■ YOUR INSTRUCTIONS: Go through the data below. List every line that holds the word "matplotlib".

■ DATA SUPPLIED:

____________________

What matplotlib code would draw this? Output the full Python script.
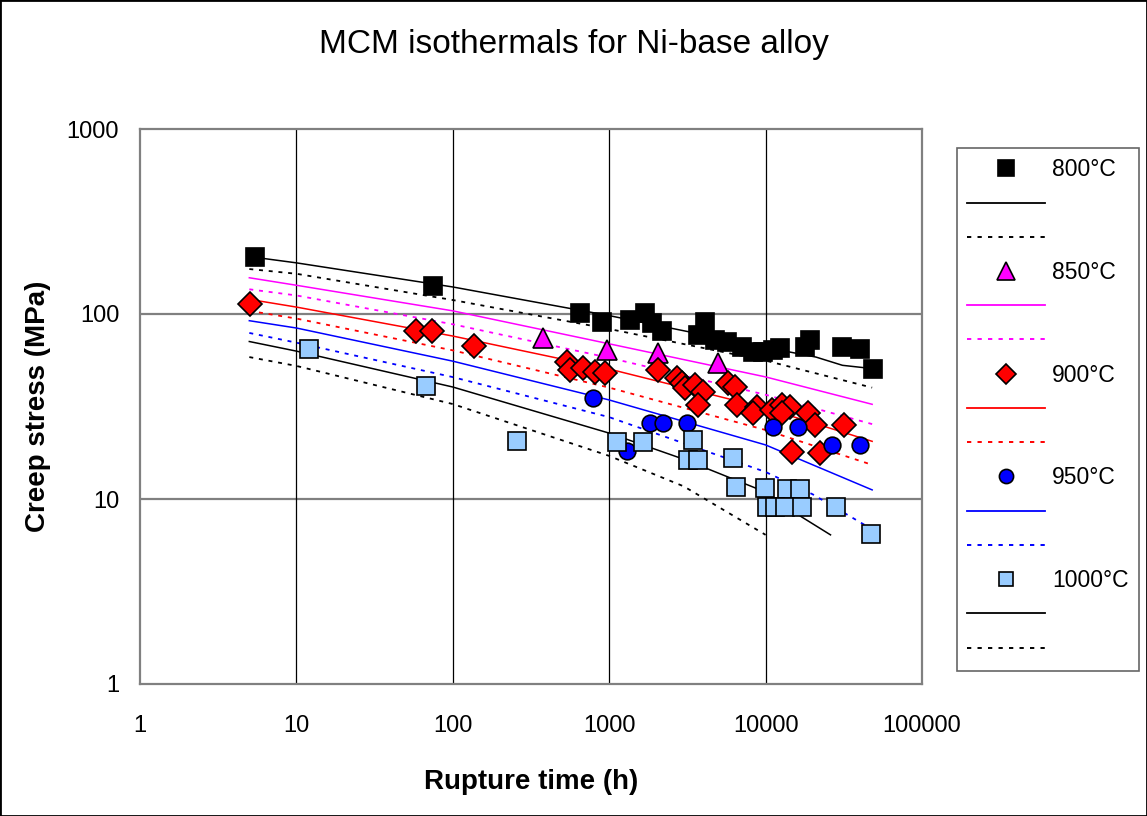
import matplotlib.pyplot as plt
from matplotlib.lines import Line2D
from matplotlib.patches import Rectangle

plt.rcParams['font.family'] = ['Liberation Sans', 'DejaVu Sans']

# measured creep rupture points (time h, stress MPa)
t800 = [5.4, 75, 650, 900, 1360, 1690, 1880, 2180, 3700, 4100, 4750, 5660,
        7070, 8300, 9600, 11150, 12400, 17900, 19200, 30800, 40200, 48600]
s800 = [203, 142, 101, 90.5, 92.8, 101, 89.4, 81, 77, 90.5, 72.3, 70.6,
        66.3, 62.3, 62.3, 64, 65.5, 66.3, 72.3, 66.3, 64.7, 50.4]

t850 = [377, 968, 2050, 4960]
s850 = [74.2, 63.9, 61.5, 54.4]

t900 = [5.05, 58, 74, 137, 537, 561, 680, 811, 940, 2050, 2720, 2920, 3060,
        3540, 3980, 3700, 5750, 6370, 6560, 8810, 8300, 11000, 12700, 14300,
        12700, 18700, 20700, 31700, 14750, 22300]
s900 = [113, 81, 81, 67.1, 55, 49.8, 51, 48.6, 48, 49.8, 45.1, 42.4, 39.8,
        41.3, 37.9, 32.2, 42.4, 40.3, 32.2, 31.4, 29.1, 30.3, 32.2, 31.4,
        29.1, 29.1, 25.1, 25.1, 17.9, 17.7]

t950 = [788, 1300, 1820, 2210, 3140, 11150, 16100, 26600, 40200]
s950 = [35.1, 18.2, 25.8, 25.8, 25.8, 24.5, 24.5, 19.6, 19.6]

t1000 = [12, 67, 257, 1120, 1640, 3440, 3190, 3700, 6190, 6470, 9910, 13700,
         16600, 10200, 11500, 13300, 17100, 28200, 47200]
s1000 = [64.7, 40.8, 20.6, 20.3, 20.3, 20.8, 16.2, 16.2, 16.7, 11.6, 11.5,
         11.3, 11.3, 9.05, 9.05, 9.05, 9.05, 9.05, 6.47]

# MCM isothermals (solid = fit, dotted = lower bound)
tc = [5, 10, 100, 1000, 10000, 48000]
fit800_t = [5.3, 10, 100, 1000, 10000, 21000, 31000, 45000]
fit800 = [203, 189, 140, 98, 66, 58.5, 52.8, 51]
low800 = [175, 165, 119, 83, 56, 40]
fit850 = [157, 143, 104, 69, 45.7, 32.5]
low850 = [136, 126, 88, 58, 36.6, 25.4]
fit900 = [120, 109, 76, 50.4, 31, 20.5]
low900 = [104, 94.5, 63.6, 40, 23.6, 15.3]
fit950 = [92, 84, 55.6, 34.3, 19.6, 11.2]
low950_t = [5, 10, 100, 1000, 10000, 20000, 46000]
low950 = [79, 70, 45.6, 27.7, 14.0, 10.6, 7.0]
fit1000_t = [5, 10, 100, 1000, 3000, 10000, 17000, 26000]
fit1000 = [71, 63, 40.3, 22.7, 16.4, 10.9, 8.0, 6.4]
low1000_t = [5, 10, 100, 1000, 3000, 10000]
low1000 = [58.5, 52.4, 32.6, 17.1, 11.7, 6.4]

DOT = (0, (2.2, 3.2))

fig = plt.figure(figsize=(11.47, 8.16), dpi=100)
ax = fig.add_axes([140 / 1147, 1 - 684 / 816, 782 / 1147, 555 / 816])

curves = [
    (fit800_t, fit800, tc, low800, 'black'),
    (tc, fit850, tc, low850, '#FF00FF'),
    (tc, fit900, tc, low900, '#FF0000'),
    (tc, fit950, low950_t, low950, '#0000FF'),
    (fit1000_t, fit1000, low1000_t, low1000, 'black'),
]
for ft, fv, lt, lv, c in curves:
    ax.plot(ft, fv, color=c, lw=1.1, zorder=2)
    ax.plot(lt, lv, color=c, lw=1.3, linestyle=DOT, zorder=2)

series = [
    (t800, s800, 's', 'black', 13, '800°C', 'black'),
    (t850, s850, '^', '#FF00FF', 14.5, '850°C', '#FF00FF'),
    (t900, s900, 'D', '#FF0000', 12, '900°C', '#FF0000'),
    (t950, s950, 'o', '#0000FF', 12, '950°C', '#0000FF'),
    (t1000, s1000, 's', '#99CCFF', 12.5, '1000°C', 'black'),
]
handles, labels = [], []
for t, s, m, fc, ms, lab, lc in series:
    ax.plot(t, s, linestyle='none', marker=m, markersize=ms, markerfacecolor=fc,
            markeredgecolor='black', markeredgewidth=1.2, zorder=3)
    handles.append(Line2D([], [], linestyle='none', marker=m, markersize=ms * 0.85,
                          markerfacecolor=fc, markeredgecolor='black', markeredgewidth=1.2))
    handles.append(Line2D([], [], color=lc, lw=1.3))
    handles.append(Line2D([], [], color=lc, lw=1.4, linestyle=DOT))
    labels += [lab, ' ', ' ']

ax.set_xscale('log')
ax.set_yscale('log')
ax.set_xlim(1, 100000)
ax.set_ylim(1, 1000)
ax.set_xticks([1, 10, 100, 1000, 10000, 100000])
ax.set_xticklabels(['1', '10', '100', '1000', '10000', '100000'])
ax.set_yticks([1, 10, 100, 1000])
ax.set_yticklabels(['1', '10', '100', '1000'])
ax.minorticks_off()
ax.tick_params(length=0, labelsize=17)
ax.tick_params(axis='x', pad=22)
ax.tick_params(axis='y', pad=15)

ax.grid(False)
for y in [10, 100]:
    ax.axhline(y, color='#808080', lw=1.6, zorder=1)
for x in [10, 100, 1000, 10000]:
    ax.axvline(x, color='black', lw=0.9, zorder=1)
for sp in ax.spines.values():
    sp.set_color('#808080')
    sp.set_linewidth(1.6)

fig.text(0.5, 1 - 45 / 816, 'MCM isothermals for Ni-base alloy', ha='center', va='center', fontsize=24)
fig.text(531 / 1147, 1 - 782 / 816, 'Rupture time (h)', ha='center', va='center',
         fontsize=20, fontweight='bold')
fig.text(38 / 1147, 1 - 406 / 816, 'Creep stress (MPa)', ha='center', va='center',
         fontsize=20, fontweight='bold', rotation=90)

leg = fig.legend(handles, labels, loc='upper left',
                 bbox_to_anchor=(957 / 1147, 1 - 148 / 816), bbox_transform=fig.transFigure,
                 prop={'size': 16.5}, frameon=True, fancybox=False,
                 edgecolor='#404040', handlelength=3.4, handletextpad=0.3,
                 labelspacing=0.49, borderpad=0.45, borderaxespad=0)
leg.get_frame().set_linewidth(1.2)

fig.patches.append(Rectangle((0, 0), 1, 1, transform=fig.transFigure, fill=False,
                             edgecolor='black', lw=2, zorder=10))

fig.savefig('out.png', dpi=100)
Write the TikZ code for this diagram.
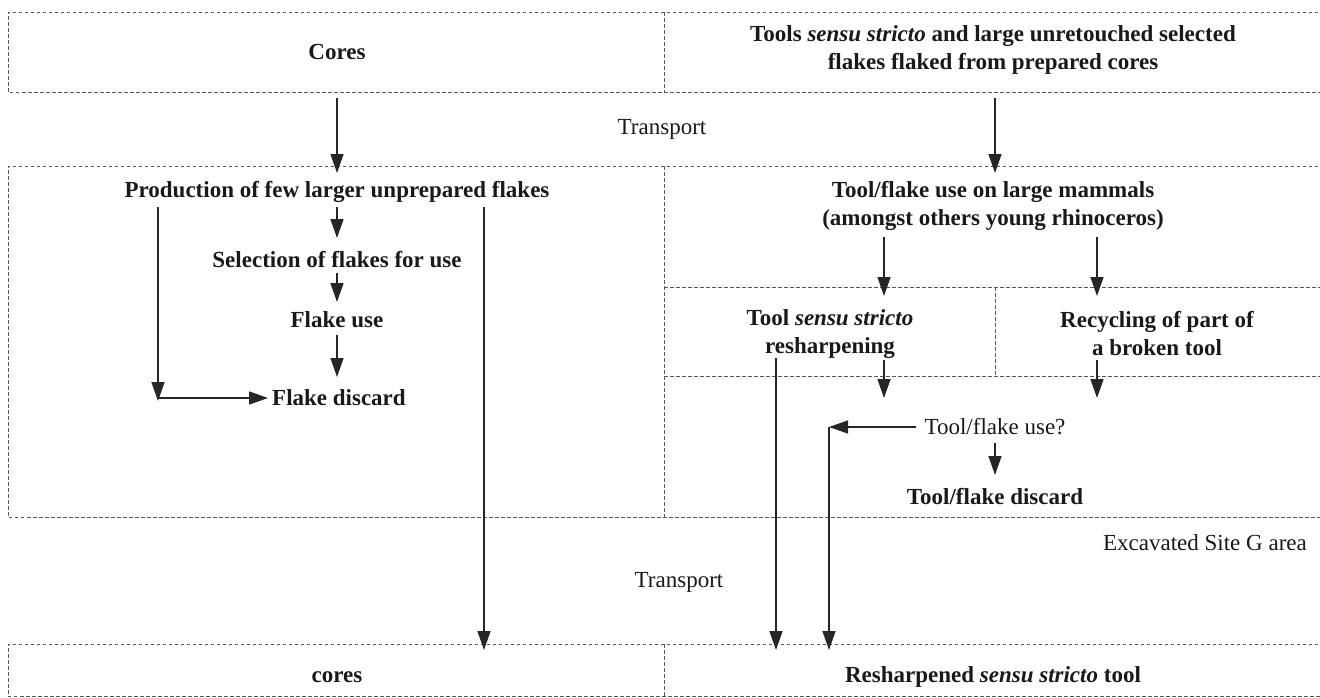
\documentclass[tikz,border=0pt]{standalone}
\usepackage{fontspec}
\setmainfont{Liberation Serif}
\usetikzlibrary{arrows.meta}
\begin{document}
\begin{tikzpicture}[x=1pt,y=-1pt,
  every node/.style={font=\fontsize{23}{28}\selectfont, inner sep=0pt, align=center, text=black!90},
  stage/.style={font=\fontsize{23}{28}\selectfont\bfseries},
  note/.style={font=\fontsize{23}{28}\selectfont},
  frame/.style={draw=black!65, line width=0.9pt, dash pattern=on 3.5pt off 2.5pt},
  arr/.style={draw=black!85, line width=1.4pt, -{Triangle[length=19pt,width=13pt]}}]
\useasboundingbox (0,0) rectangle (1320,697);

% ---- dashed frames (open on the right) ----
\draw[frame] (1330,12) -- (8,12) -- (8,92) -- (1330,92);
\draw[frame] (664,12) -- (664,92);
\draw[frame] (1330,166) -- (8,166) -- (8,517) -- (1330,517);
\draw[frame] (664,166) -- (664,517);
\draw[frame] (664,287) -- (1330,287);
\draw[frame] (664,376) -- (1330,376);
\draw[frame] (995,287) -- (995,376);
\draw[frame] (1330,644) -- (8,644) -- (8,696) -- (1330,696);
\draw[frame] (664,644) -- (664,696);

% ---- reference levels ----
\coordinate (lvlMid) at (0,173);
\coordinate (lvlInner) at (0,296);
\coordinate (lvlLow) at (0,398);
\coordinate (lvlBot) at (0,650);

% ---- texts ----
\node[stage] (cores) at (337,52) {Cores};
\node[stage] (tools) at (993,50) {Tools \textit{sensu stricto} and large unretouched selected\\flakes flaked from prepared cores};
\node[note] (transA) at (662,129) {Transport};

\node[stage] (prod) at (337,192) {Production of few larger unprepared flakes};
\node[stage] (sel) at (337,260) {Selection of flakes for use};
\node[stage] (use) at (337,320) {Flake use};
\node[stage, anchor=west] (disc) at (272,398) {Flake discard};

\node[stage] (mam) at (993,206) {Tool/flake use on large mammals\\(amongst others young rhinoceros)};
\node[stage] (resh) at (830,334) {Tool \textit{sensu stricto}\\resharpening};
\node[stage] (recy) at (1157,334) {Recycling of part of\\a broken tool};
\node[note] (tfuse) at (995,427) {Tool/flake use?};
\node[stage] (tfdisc) at (995,497) {Tool/flake discard};

\node[note, anchor=east] (site) at (1307,543) {Excavated Site G area};
\node[note] (transB) at (679,582) {Transport};

\node[stage] (cores2) at (337,677) {cores};
\node[stage] (rtool) at (993,677) {Resharpened \textit{sensu stricto} tool};

% ---- start points of connectors ----
\coordinate (coresOut) at (337,98);
\coordinate (toolsOut) at (995,98);
\coordinate (prodOut) at (337,207);
\coordinate (prodLeft) at (158,207);
\coordinate (prodRight) at (484,207);
\coordinate (discCorner) at (158,398);
\coordinate (mamLeft) at (884,237);
\coordinate (mamRight) at (1097,237);
\coordinate (reshOut) at (884,360);
\coordinate (reshDown) at (776,358);
\coordinate (recyOut) at (1097,360);
\coordinate (useBend) at (829,427);

% ---- connectors ----
\draw[arr] (coresOut) -- (coresOut |- lvlMid);
\draw[arr] (toolsOut) -- (toolsOut |- lvlMid);

\draw[arr] (prodOut) -- (337,238);
\draw[arr] ([yshift=-5pt]sel.south) -- (337,302);
\draw[arr] ([yshift=-7pt]use.south) -- (337,377);
\draw[arr] (prodLeft) -- ([yshift=-3pt]discCorner);
\draw[arr] (discCorner) -- ([xshift=-4pt]disc.west);
\draw[arr] (prodRight) -- (prodRight |- lvlBot);

\draw[arr] (mamLeft) -- (mamLeft |- lvlInner);
\draw[arr] (mamRight) -- (mamRight |- lvlInner);
\draw[arr] (reshOut) -- (reshOut |- lvlLow);
\draw[arr] (recyOut) -- (recyOut |- lvlLow);
\draw[arr] (reshDown) -- (reshDown |- lvlBot);

\draw[arr] ([xshift=-8pt]tfuse.west) -- (useBend);
\draw[arr] (useBend) -- (useBend |- lvlBot);
\draw[arr] ([yshift=-8pt]tfuse.south) -- (995,475);
\end{tikzpicture}
\end{document}
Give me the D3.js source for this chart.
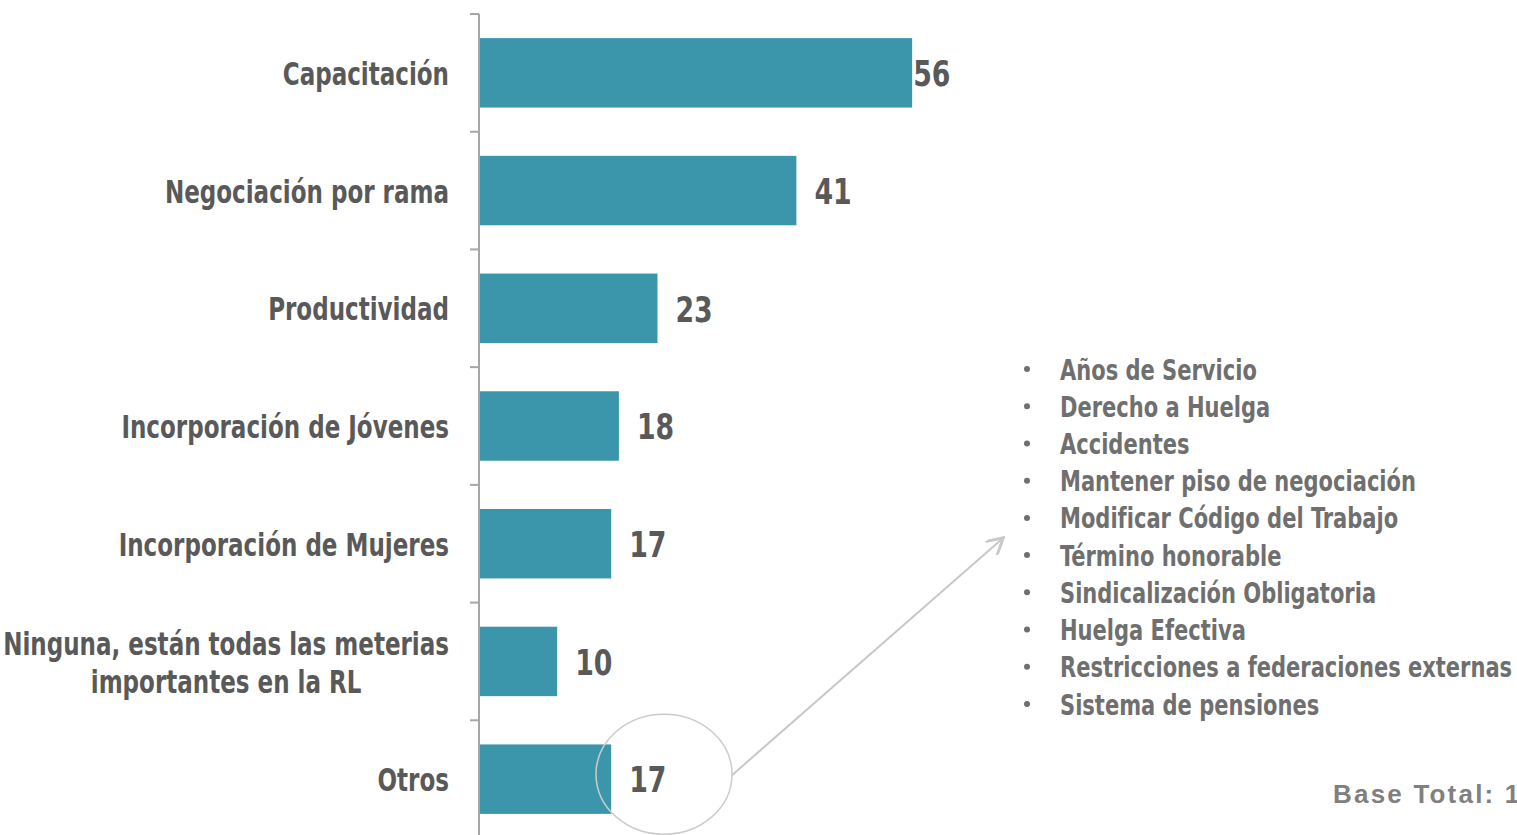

____________________

■ OUTPUT FOR THIS EXERCISE:
What matplotlib code would draw this? Output the full Python script.
import matplotlib.pyplot as plt
from matplotlib.lines import Line2D
from matplotlib.patches import Rectangle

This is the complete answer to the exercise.